Amsterdam Pirates – No. 53
- Outfielder / Catcher
- Born: September 9, 1987 (age 38) Willemstad, Curaçao
- Bats: LeftThrows: Right
- Stats at Baseball Reference

Medals
Men's baseball
Representing Netherlands
World Port Tournament
| Silver medal – second place | 2015 Netherlands | National team |
France International Baseball Tournament
| Gold medal – first place | 2014 Sénart | National team |

= Quintin de Cuba =

Dutch baseball player (born 1987)

Quintin de Cuba (born September 9, 1987) is a Dutch professional baseball player for the Amsterdam Pirates of the Honkbal Hoofdklasse. He played for the Netherlands national team in the 2013 World Baseball Classic and other tournaments and has played for the Sint Maarten national team. de Cuba played in Minor League Baseball from 2007 to 2009.

== Professional career ==
de Cuba signed with the New York Mets in 2006 out of Curaçao. He played in the Dominican Summer League and Venezuelan Summer League in the Mets organization from 2007 to 2009, batting .211 with 10 home runs in 92 games, primarily playing first base.

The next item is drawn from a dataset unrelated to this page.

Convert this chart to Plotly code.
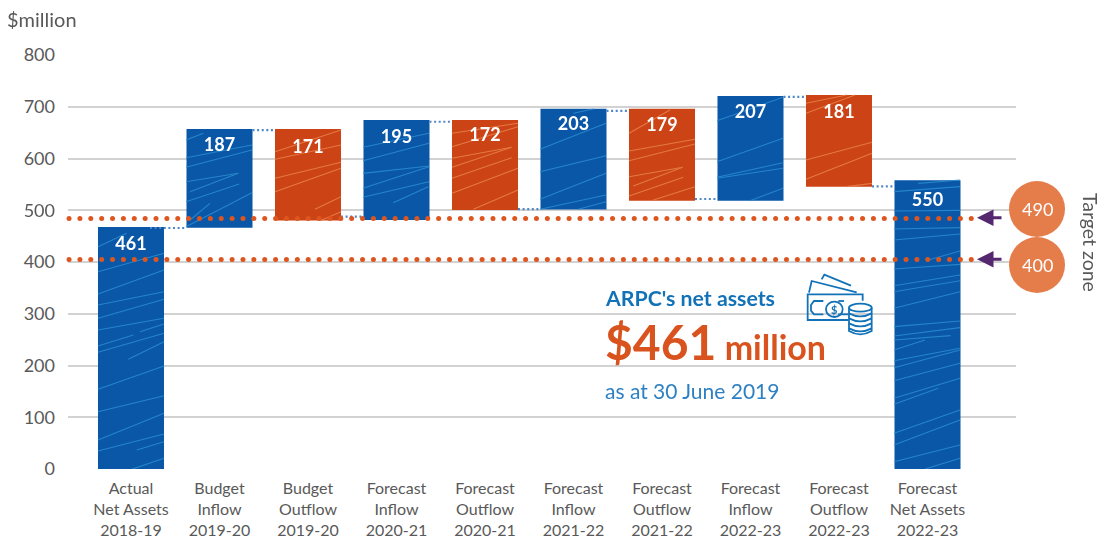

de Cuba played with Sparta-Feyenoord in the Honkbal Hoofdklasse in 2011, leading the team with three home runs, before joining Kinheim for 2012. He moved on the Pioniers in 2015, then joined Neptunus after the 2017 season. de Cuba won the 2018 European Champions Cup Most Valuable Player, as Neptunus became European champions. He joined HCAW in 2022, then Amsterdam Pirates in 2024. Later in his career, de Cuba was not primarily a catcher.

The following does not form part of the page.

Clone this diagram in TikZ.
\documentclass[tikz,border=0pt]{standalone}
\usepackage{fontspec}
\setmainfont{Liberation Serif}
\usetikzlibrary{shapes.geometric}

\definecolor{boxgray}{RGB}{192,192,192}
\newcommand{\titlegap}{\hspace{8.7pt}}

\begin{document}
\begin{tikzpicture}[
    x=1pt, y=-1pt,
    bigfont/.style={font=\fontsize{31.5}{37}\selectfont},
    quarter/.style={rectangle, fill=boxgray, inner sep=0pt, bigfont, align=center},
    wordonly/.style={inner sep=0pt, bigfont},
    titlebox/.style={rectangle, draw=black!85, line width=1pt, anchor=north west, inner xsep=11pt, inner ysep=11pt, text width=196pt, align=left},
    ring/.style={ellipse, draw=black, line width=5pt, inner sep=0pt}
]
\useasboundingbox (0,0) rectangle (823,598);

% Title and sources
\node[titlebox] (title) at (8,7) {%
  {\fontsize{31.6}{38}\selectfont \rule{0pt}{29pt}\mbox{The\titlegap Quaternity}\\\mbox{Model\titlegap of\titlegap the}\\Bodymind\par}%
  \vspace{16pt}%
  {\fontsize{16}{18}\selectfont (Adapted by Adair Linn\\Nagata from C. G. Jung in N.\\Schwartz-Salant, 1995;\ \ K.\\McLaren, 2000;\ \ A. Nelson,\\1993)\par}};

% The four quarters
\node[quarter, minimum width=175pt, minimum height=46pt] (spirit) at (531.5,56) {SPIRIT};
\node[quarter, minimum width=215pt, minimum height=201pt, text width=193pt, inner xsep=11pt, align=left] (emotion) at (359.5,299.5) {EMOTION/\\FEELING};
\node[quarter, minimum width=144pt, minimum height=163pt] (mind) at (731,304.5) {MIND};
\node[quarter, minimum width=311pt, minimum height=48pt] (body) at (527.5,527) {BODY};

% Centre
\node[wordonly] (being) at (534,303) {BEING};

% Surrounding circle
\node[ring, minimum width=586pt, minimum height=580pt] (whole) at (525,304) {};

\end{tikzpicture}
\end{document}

== International career ==
de Cuba, who was born in Curaçao, has played for the Netherlands national baseball team as well as several national teams for the former Netherlands Antilles. In the 2013 World Baseball Classic, he played in one game, striking out against Masahiko Morifuku then hitting a single and driving in a run off Hideaki Wakui in a 10–6 loss to Japan. He joined the Dutch team in 2012 and also played in the 2012 European Baseball Championship, 2014 France International Baseball Tournament and 2015 World Port Tournament. He led the 2012 European championship with a .643 on-base percentage.

de Cuba played for the Netherlands Antilles national team in the 2010 South American Games, then the Curaçao national team in the 2011 World Port Tournament. He has also played for the Sint Maarten national team in the 2025 Caribbean Baseball Cup.